Set problem: Make an exact transcription of the material, leaving out all images.

##### Collected data

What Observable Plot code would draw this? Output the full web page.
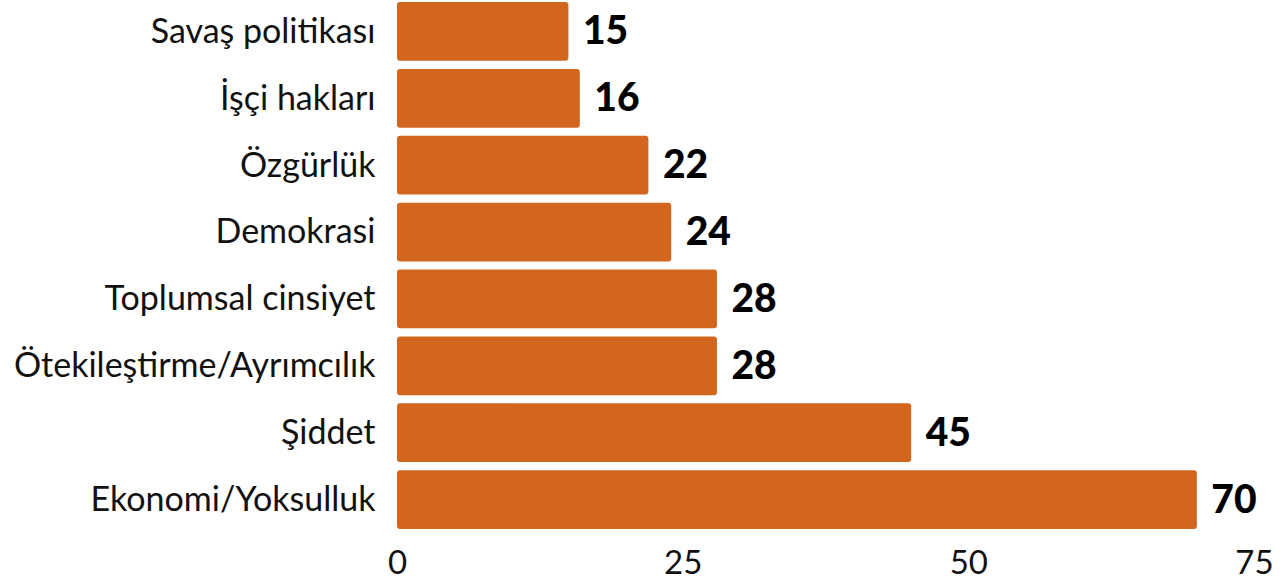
<!DOCTYPE html>
<html>
<head>
<meta charset="utf-8">
<script src="https://cdn.jsdelivr.net/npm/d3@7"></script>
<script src="https://cdn.jsdelivr.net/npm/@observablehq/plot@0.6"></script>
<style>
  html, body { margin: 0; padding: 0; background: #fff; }
  #chart svg { display: block; }
</style>
</head>
<body>
<div id="chart"></div>
<script>
const categories = ["Savaş politikası", "İşçi hakları", "Özgürlük", "Demokrasi", "Toplumsal cinsiyet", "Ötekileştirme/Ayrımcılık", "Şiddet", "Ekonomi/Yoksulluk"];
const values = [15, 16, 22, 24, 28, 28, 45, 70];
const xTicks = [0, 25, 50, 75];

const data = categories.map((c, i) => ({category: c, value: values[i]}));

const chart = Plot.plot({
  width: 1287,
  height: 585,
  marginLeft: 397,
  marginRight: 33,
  marginTop: 2,
  marginBottom: 56,
  style: {fontFamily: "Lato, 'Open Sans', sans-serif", color: "#111", background: "#fff", overflow: "visible"},
  x: {domain: [0, 75], axis: null},
  y: {domain: categories, paddingInner: 0.12, paddingOuter: 0, round: false, axis: null},
  marks: [
    Plot.barX(data, {x: "value", y: "category", fill: "#D2661F", rx: 3}),
    Plot.text(data, {x: "value", y: "category", text: d => String(d.value), textAnchor: "start", dx: 14, fontSize: 39, fontWeight: 900, fill: "#000"}),
    Plot.axisY({tickSize: 0, tickPadding: 22, fontSize: 34, textAnchor: "end", color: "#111", label: null}),
    Plot.axisX({ticks: xTicks, tickSize: 0, tickPadding: 21, fontSize: 33, color: "#111", label: null, tickFormat: d => String(d)})
  ]
});
document.getElementById("chart").appendChild(chart);
</script>
</body>
</html>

##########

Exercise response:
What Observable Plot code would draw this? Output the full web page.
<!DOCTYPE html>
<html>
<head>
<meta charset="utf-8">
<script src="https://cdn.jsdelivr.net/npm/d3@7"></script>
<script src="https://cdn.jsdelivr.net/npm/@observablehq/plot@0.6"></script>
<style>
  html, body { margin: 0; padding: 0; background: #fff; }
  #chart svg { display: block; }
</style>
</head>
<body>
<div id="chart"></div>
<script>
const categories = ["Savaş politikası", "İşçi hakları", "Özgürlük", "Demokrasi", "Toplumsal cinsiyet", "Ötekileştirme/Ayrımcılık", "Şiddet", "Ekonomi/Yoksulluk"];
const values = [15, 16, 22, 24, 28, 28, 45, 70];
const xTicks = [0, 25, 50, 75];

const data = categories.map((c, i) => ({category: c, value: values[i]}));

const chart = Plot.plot({
  width: 1287,
  height: 585,
  marginLeft: 397,
  marginRight: 33,
  marginTop: 2,
  marginBottom: 56,
  style: {fontFamily: "Lato, 'Open Sans', sans-serif", color: "#111", background: "#fff", overflow: "visible"},
  x: {domain: [0, 75], axis: null},
  y: {domain: categories, paddingInner: 0.12, paddingOuter: 0, round: false, axis: null},
  marks: [
    Plot.barX(data, {x: "value", y: "category", fill: "#D2661F", rx: 3}),
    Plot.text(data, {x: "value", y: "category", text: d => String(d.value), textAnchor: "start", dx: 14, fontSize: 39, fontWeight: 900, fill: "#000"}),
    Plot.axisY({tickSize: 0, tickPadding: 22, fontSize: 34, textAnchor: "end", color: "#111", label: null}),
    Plot.axisX({ticks: xTicks, tickSize: 0, tickPadding: 21, fontSize: 33, color: "#111", label: null, tickFormat: d => String(d)})
  ]
});
document.getElementById("chart").appendChild(chart);
</script>
</body>
</html>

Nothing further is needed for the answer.